Solving the single-stack case optimally

Because the cost is determined by the maximum width of any object contained in the stack, we have to work around the "true nature" of the assignment problem, which is to minimise (or maximise) a sum of costs. Instead of directly searching for the optimum width, we can choose a particular test width $w$, and then see if we can fit $z$ objects in the stack such that none of the objects exceeds this test width. This can be accomplished by creating $m$ "agent" vertices $u_1, \dots, u_m$ and $z$ "job" vertices $v_1, \dots, v_z$, and an edge of weight 1 for each pair $(u_i, v_j)$ such that the width of item $i$, when placed in slot $j$, is at most $w$. We then solve the resulting assignment problem, looking to maximise the total score. If and only if the solution has score exactly equal to $z$, then there is a selection of $z$ items that can be arranged in the stack so that no item has width exceeding $w$. The edges in the solution describe exactly which items go to which slots. Call such an instance solvable; an instance which produces a lower score is unsolvable.

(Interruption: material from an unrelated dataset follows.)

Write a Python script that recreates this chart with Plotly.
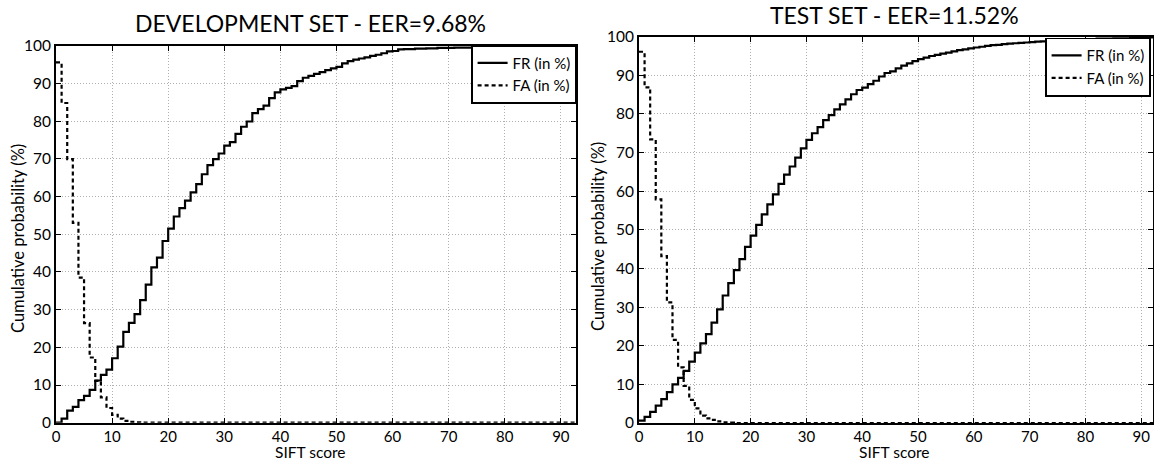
import plotly.graph_objects as go

W, H = 1154, 460

# ---------------- data ----------------
# value of each step on the interval [score, score+1), score = 0 .. 92
fr_dev = [0.0, 1.1, 3.2, 4.2, 6.0, 7.1, 8.7, 11.2, 12.7, 14.1,
          17.1, 20.2, 24.1, 26.5, 28.8, 32.5, 36.6, 41.2, 43.8, 48.2,
          51.5, 54.7, 56.9, 58.9, 61.1, 63.3, 65.9, 68.3, 69.9, 71.4,
          73.5, 74.4, 76.6, 78.5, 79.9, 82.1, 83.2, 84.1, 86.1, 87.6,
          88.4, 88.8, 89.3, 90.6, 91.5, 92.0, 92.5, 93.0, 93.5, 94.0,
          94.4, 95.3, 95.9, 96.3, 96.6, 96.9, 97.3, 97.6, 98.0, 98.5,
          98.6, 99.0, 99.1, 99.1, 99.2, 99.2, 99.3, 99.3, 99.4, 99.4,
          99.4, 99.5, 99.5, 99.5, 99.5, 99.5, 99.5, 99.5, 99.5, 99.5,
          99.6, 99.6, 99.6, 99.6, 99.6, 99.6, 99.6, 99.7, 99.7, 99.7,
          99.7, 99.7, 99.7]

fa_dev = [95.6, 84.8, 69.9, 53.0, 38.5, 26.4, 17.3, 11.1, 6.7, 3.9,
          2.1, 1.1, 0.5, 0.2, 0.1, 0.0, 0.0, 0.0, 0.0, 0.0,
          0.0, 0.0, 0.0, 0.0, 0.0, 0.0, 0.0, 0.0, 0.0, 0.0,
          0.0, 0.0, 0.0, 0.0, 0.0, 0.0, 0.0, 0.0, 0.0, 0.0,
          0.0, 0.0, 0.0, 0.0, 0.0, 0.0, 0.0, 0.0, 0.0, 0.0,
          0.0, 0.0, 0.0, 0.0, 0.0, 0.0, 0.0, 0.0, 0.0, 0.0,
          0.0, 0.0, 0.0, 0.0, 0.0, 0.0, 0.0, 0.0, 0.0, 0.0,
          0.0, 0.0, 0.0, 0.0, 0.0, 0.0, 0.0, 0.0, 0.0, 0.0,
          0.0, 0.0, 0.0, 0.0, 0.0, 0.0, 0.0, 0.0, 0.0, 0.0,
          0.0, 0.0, 0.0]

fr_test = [0.6, 1.6, 2.9, 4.5, 6.2, 8.0, 10.0, 11.7, 13.5, 15.9,
           18.2, 20.6, 23.0, 26.0, 29.4, 33.0, 36.2, 39.6, 42.4, 45.6,
           48.5, 51.3, 54.0, 56.6, 59.2, 61.9, 64.3, 66.4, 68.7, 71.1,
           73.3, 75.0, 76.6, 78.4, 79.7, 81.2, 82.5, 83.8, 85.1, 86.2,
           86.8, 87.7, 88.6, 89.7, 90.6, 91.0, 91.8, 92.5, 93.1, 93.7,
           94.2, 94.6, 95.0, 95.3, 95.6, 95.9, 96.2, 96.5, 96.7, 97.0,
           97.2, 97.4, 97.6, 97.8, 97.9, 98.1, 98.2, 98.3, 98.4, 98.5,
           98.6, 98.7, 98.8, 98.9, 99.0, 99.1, 99.2, 99.2, 99.3, 99.3,
           99.4, 99.4, 99.5, 99.5, 99.5, 99.6, 99.6, 99.6, 99.7, 99.7,
           99.7, 99.8, 99.8]

fa_test = [96.1, 86.9, 73.4, 57.9, 43.2, 31.2, 21.5, 14.4, 9.6, 6.0,
           3.8, 1.9, 1.2, 0.8, 0.4, 0.2, 0.1, 0.0, 0.0, 0.0,
           0.0, 0.0, 0.0, 0.0, 0.0, 0.0, 0.0, 0.0, 0.0, 0.0,
           0.0, 0.0, 0.0, 0.0, 0.0, 0.0, 0.0, 0.0, 0.0, 0.0,
           0.0, 0.0, 0.0, 0.0, 0.0, 0.0, 0.0, 0.0, 0.0, 0.0,
           0.0, 0.0, 0.0, 0.0, 0.0, 0.0, 0.0, 0.0, 0.0, 0.0,
           0.0, 0.0, 0.0, 0.0, 0.0, 0.0, 0.0, 0.0, 0.0, 0.0,
           0.0, 0.0, 0.0, 0.0, 0.0, 0.0, 0.0, 0.0, 0.0, 0.0,
           0.0, 0.0, 0.0, 0.0, 0.0, 0.0, 0.0, 0.0, 0.0, 0.0,
           0.0, 0.0, 0.0]

x_ticks = [0, 10, 20, 30, 40, 50, 60, 70, 80, 90]
y_ticks = [0, 10, 20, 30, 40, 50, 60, 70, 80, 90, 100]

titles = ["DEVELOPMENT SET - EER=9.68%", "TEST SET - EER=11.52%"]
series_names = ["FR (in %)", "FA (in %)"]
x_label = "SIFT score"
y_label = "Cumulative probability (%)"

FONT = "Lato"


def stairs(vals):
    xs = list(range(len(vals) + 1))
    ys = list(vals) + [vals[-1]]
    return xs, ys


fig = go.Figure()

panels = [
    (fr_dev, fa_dev, "x", "y", "legend"),
    (fr_test, fa_test, "x2", "y2", "legend2"),
]
for fr, fa, xa, ya, lg in panels:
    xs, ys = stairs(fr)
    fig.add_trace(go.Scatter(x=xs, y=ys, mode="lines", line_shape="hv",
                             line=dict(color="black", width=2.2),
                             name=series_names[0], xaxis=xa, yaxis=ya, legend=lg))
    xs, ys = stairs(fa)
    fig.add_trace(go.Scatter(x=xs, y=ys, mode="lines", line_shape="hv",
                             line=dict(color="black", width=2.2, dash="4px,3px"),
                             name=series_names[1], xaxis=xa, yaxis=ya, legend=lg))


def xaxis_style(domain, rng, anchor):
    return dict(domain=domain, range=rng, anchor=anchor,
                tickmode="array", tickvals=x_ticks,
                ticks="inside", ticklen=5, tickwidth=1, tickcolor="black",
                showline=True, linecolor="black", linewidth=1.6, mirror="ticks",
                showgrid=True, gridcolor="#b0b0b0", gridwidth=1, griddash="1px,2px",
                zeroline=False, automargin=False, ticklabelstandoff=-1,
                tickfont=dict(family=FONT, size=15, color="black"))


def yaxis_style(domain, anchor):
    return dict(domain=domain, range=[0, 100], anchor=anchor,
                tickmode="array", tickvals=y_ticks,
                ticks="inside", ticklen=5, tickwidth=1, tickcolor="black",
                showline=True, linecolor="black", linewidth=1.6, mirror="ticks",
                showgrid=True, gridcolor="#b0b0b0", gridwidth=1, griddash="1px,2px",
                zeroline=False, automargin=False,
                tickfont=dict(family=FONT, size=15.5, color="black"))


# pixel geometry of the two plot areas
L1, R1, T1, B1 = 56, 576, 45.7, 422.7
L2, R2, T2, B2 = 639, 1153, 36.7, 423.0

legend_common = dict(bgcolor="white", bordercolor="black", borderwidth=1.6,
                     font=dict(family=FONT, size=15, color="black"),
                     itemwidth=30, tracegroupgap=0)


def ann(text, x, y, size, angle=0):
    return dict(text=text, x=x / W, y=(H - y) / H, xref="paper", yref="paper",
                xanchor="center", yanchor="middle", showarrow=False, textangle=angle,
                borderpad=0, font=dict(family=FONT, size=size, color="black"))


fig.update_layout(
    width=W, height=H,
    margin=dict(l=0, r=0, t=0, b=0, autoexpand=False),
    paper_bgcolor="white", plot_bgcolor="white",
    xaxis=xaxis_style([L1 / W, R1 / W], [0, 92.7], "y"),
    yaxis=yaxis_style([(H - B1) / H, (H - T1) / H], "x"),
    xaxis2=xaxis_style([L2 / W, R2 / W], [0, 92.1], "y2"),
    yaxis2=yaxis_style([(H - B2) / H, (H - T2) / H], "x2"),
    legend=dict(x=577 / W, y=(H - 45) / H, xanchor="right", yanchor="top", **legend_common),
    legend2=dict(x=1045 / W, y=(H - 37.5) / H, xanchor="left", yanchor="top", **legend_common),
    showlegend=True,
    annotations=[
        ann(titles[0], 310, 22.6, 23),
        ann(titles[1], 894, 15.2, 23),
        ann(x_label, 310, 451.5, 15.5),
        ann(x_label, 894, 451.5, 15.5),
        ann(y_label, 18, 239, 16.5, -90),
        ann(y_label, 598, 237, 16.5, -90),
    ],
)

# remove the browser's default 8px page margin so the figure sits at (0, 0)
fig.write_html("out.html",
               config={"displayModeBar": False},
               post_script="document.body.style.margin='0px';document.body.style.overflow='hidden';")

With that step in place, it should be clear that we can find the smallest achievable width $w^*$ in $O(\log w^*)$ steps by binary-searching on $w$: Whenever the problem turns out to be solvable, we try a smaller value of $w$, while whenever it is not, we try a larger value. (To initially find a range of widths containing the minimum, start out with $w=1$, and keep doubling $w$ until we get a solvable assignment problem instance.)

A different heuristic

If we constrain the problem so that we use the same width threshold $w$ for each of the $n$ stacks, this problem can be optimally solved using the same technique: Just make $n$ copies of each of the "job" vertices, and replace the score threshold $z$ with $nz$, then proceed as before. Unfortunately this could miss optimal solutions to the original (less constrained) problem in which we allow some stacks to get very wide but keep others narrow -- but it could perhaps be useful in finding "difficult" items (items that remain unassigned when the test width $w < w^*$), so that extra effort can be focussed on dealing with them.